FoodNavigator reports that the International Atomic Energy Agency (IAEA) and the Food and Agriculture Organization of the United Nations (FAO) have sent seeds into space. The seeds have now returned, and the organizations will embark on new efforts to develop resilient crops that can help ensure an adequate food supply as the planet warms.

Preventing the crisis

Plants naturally evolve to thrive in their environment. However, crops have struggled to keep up with the current pace of climate change. The world is getting warmer, and the global population is growing, leading farmers worldwide to struggle to meet the demand for food.

To support these farmers and improve global food security, the IAEA and FAO, through their Joint FAO/IAEA Centre for Nuclear Techniques in Food and Agriculture, sent seeds into space to explore the effects of cosmic radiation on accelerating the natural and genetic adaptation of many essential crops.

Their return to Earth, after spending approximately 5 months at the International Space Station (ISS), paves the way for scientists to begin analyzing the results.

Arabidopsis and sorghum seeds were chosen because there is already a large bank of scientific data available for comparison. The seeds will now be sent to the laboratories of the Joint FAO/IAEA Centre for Nuclear Techniques in Food and Agriculture in Seibersdorf, Austria, where they will be tested and analyzed for desired traits.

"The Cosmic Crops project is a very special one," said IAEA Director General Rafael Mariano Grossi. "This is the science that could have a real impact on people's lives in the not-too-distant future, helping us grow stronger crops and feed more people."

"It is possible that scientists at the IAEA and FAO have been moving seeds for 60 years and creating thousands of stronger crops used by the world, but this is the first time we are experimenting with such an interesting field as astrobiology."

FAO Director-General QU Dongyu added, "Now that the seeds are back on Earth, we can see the effects of cosmic radiation, microgravity, and extreme temperatures and compare them with those induced in our joint laboratories. This innovative experiment can help develop crops capable of adapting to climate change and enhance global food security."

What happens next?

The Joint FAO/IAEA Centre, based in Vienna, Austria, has been accelerating research in plant breeding using radiation to develop new varieties of agricultural crops for nearly 60 years. In the history of plant agriculture, natural selection or evolutionary breeding, also known as mutation breeding, have been the engines of crop domestication and plant improvement.

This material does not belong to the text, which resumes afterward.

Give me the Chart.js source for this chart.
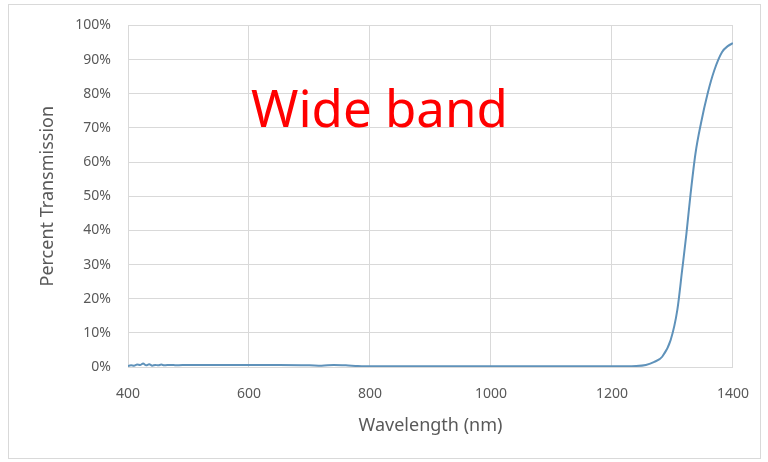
<!DOCTYPE html>
<html>
<head>
<meta charset="utf-8">
<script src="https://cdn.jsdelivr.net/npm/chart.js@4.4.1/dist/chart.umd.min.js"></script>
<style>
    html, body { margin: 0; padding: 0; background: #ffffff; }
    #wrap { position: relative; width: 768px; height: 462px; }
    #frame { position: absolute; left: 8px; top: 4px; width: 753px; height: 455px; border: 1px solid #d9d9d9; box-sizing: border-box; pointer-events: none; }
    #note { position: absolute; left: 251px; top: 82px; font-family: "Noto Sans", sans-serif; font-size: 51px; color: #ff0000; white-space: nowrap; line-height: 1; }
</style>
</head>
<body>
<div id="wrap">
    <canvas id="spectrumChart" width="768" height="462"></canvas>
    <div id="frame"></div>
    <div id="note">Wide band</div>
</div>
<script>
// Transmission spectrum data
const wavelengths = [400, 405, 410, 415, 420, 425, 430, 435, 440, 445, 450, 455, 460, 470, 480, 500, 550, 600, 650, 700, 720, 740, 760, 780, 800, 850, 900, 1000, 1100, 1200, 1240, 1256, 1270, 1283, 1297, 1308, 1316, 1323, 1330, 1338, 1347, 1358, 1369, 1382, 1392, 1400];
const transmission = [0.3, 0.5, 0.4, 0.7, 0.6, 1.0, 0.5, 0.8, 0.4, 0.6, 0.5, 0.7, 0.5, 0.6, 0.5, 0.6, 0.6, 0.6, 0.6, 0.5, 0.4, 0.6, 0.5, 0.3, 0.2, 0.2, 0.2, 0.2, 0.2, 0.2, 0.3, 0.6, 1.5, 3.0, 7.9, 16.7, 28.4, 39.0, 50.8, 62.5, 71.3, 80.0, 86.8, 92.2, 94.0, 94.8];
const xTicks = [400, 600, 800, 1000, 1200, 1400];
const yTicks = [0, 10, 20, 30, 40, 50, 60, 70, 80, 90, 100];

const points = wavelengths.map((w, i) => ({ x: w, y: transmission[i] }));
const tickFont = { family: 'Noto Sans', size: 14 };
const titleFont = { family: 'Noto Sans', size: 18 };

const ctx = document.getElementById('spectrumChart');
new Chart(ctx, {
    type: 'line',
    data: {
        datasets: [{
            label: 'Wide band',
            data: points,
            borderColor: '#5f92ba',
            borderWidth: 2,
            pointRadius: 0,
            cubicInterpolationMode: 'monotone',
            fill: false
        }]
    },
    options: {
        responsive: false,
        animation: false,
        layout: {
            padding: { left: 37, right: 34, top: 25, bottom: 0 }
        },
        plugins: {
            legend: { display: false },
            tooltip: { enabled: false }
        },
        scales: {
            x: {
                type: 'linear',
                min: 400,
                max: 1400,
                afterBuildTicks: function(scale) {
                    scale.ticks = xTicks.map(v => ({ value: v }));
                },
                afterFit: function(scale) {
                    scale.height = 95;
                },
                grid: { color: '#d9d9d9', drawTicks: false },
                border: { color: '#d9d9d9' },
                ticks: {
                    color: '#595959',
                    font: tickFont,
                    padding: 19,
                    maxRotation: 0,
                    callback: function(value) {
                        return String(value);
                    }
                },
                title: {
                    display: true,
                    text: 'Wavelength (nm)',
                    color: '#595959',
                    font: titleFont,
                    padding: { top: 8, bottom: 25 }
                }
            },
            y: {
                min: 0,
                max: 100,
                afterBuildTicks: function(scale) {
                    scale.ticks = yTicks.map(v => ({ value: v }));
                },
                afterFit: function(scale) {
                    scale.width = 91;
                },
                grid: { color: '#d9d9d9', drawTicks: false },
                border: { color: '#d9d9d9' },
                ticks: {
                    color: '#595959',
                    font: tickFont,
                    padding: 17,
                    callback: function(value) {
                        return value + '%';
                    }
                },
                title: {
                    display: true,
                    text: 'Percent Transmission',
                    color: '#595959',
                    font: titleFont,
                    padding: { top: 0, bottom: 0 }
                }
            }
        }
    }
});
</script>
</body>
</html>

They are responsible for the genetic adaptation of plants to their changing environments and lead to crop improvement. So far, over 3,400 new varieties from over 210 plant species have been developed using radiation-induced genetic variation and mutation breeding— including numerous food crops, ornamental plants, and trees used by farmers in 70 countries.

The seeds will now undergo a phytosanitary import process, which is a standard requirement for the transportation of plant material across country borders to minimize the risk of introducing new pests, before their final arrival at the laboratories.

The role of radiation

Radiation in laboratories typically occurs in a machine that uses gamma rays and X-rays, accelerating the process of spontaneous genetic variation. Scientists work to identify positive traits in irradiated seeds and introduce these traits into future generations.

In this way, plants evolve faster with desirable qualities, including disease resistance and drought tolerance. The wide range and heavier radiation in space, combined with other extremes such as microgravity and temperature, could trigger genetic changes that are not typically encountered with radiation sources on Earth.

"This is the first FAO and IAEA feasibility study to determine the effect of cosmic radiation, microgravity and extreme temperatures on plant genomes and biology to generate sufficient genetic variation for improved adaptation to climate change," explained Shoba Sivasankar, head of the Plant Breeding and Genetics Section at the Joint FAO/IAEA Centre.

Arabidopsis, a type of watercress that is easy and cheap to grow and produces many seeds, will be tested for tolerance to drought, salt and heat. Sorghum, a nutrient-rich grain that can grow on arid lands and is resilient to climate change, will be tested for desirable climate resilience characteristics.

Both seeds will be grown to the next generation before trait selection, and with Arabidopsis growing faster, depending on when they reach Seibersdorf's labs, initial results could be available in October 2023.

In both crop species, DNA will be extracted and sequenced, to compare the changes between seeds that were irradiated in a laboratory, those that were positioned inside the ISS and those that were positioned outside the ISS and received full exposure to cosmic radiation, microgravity and extreme temperatures.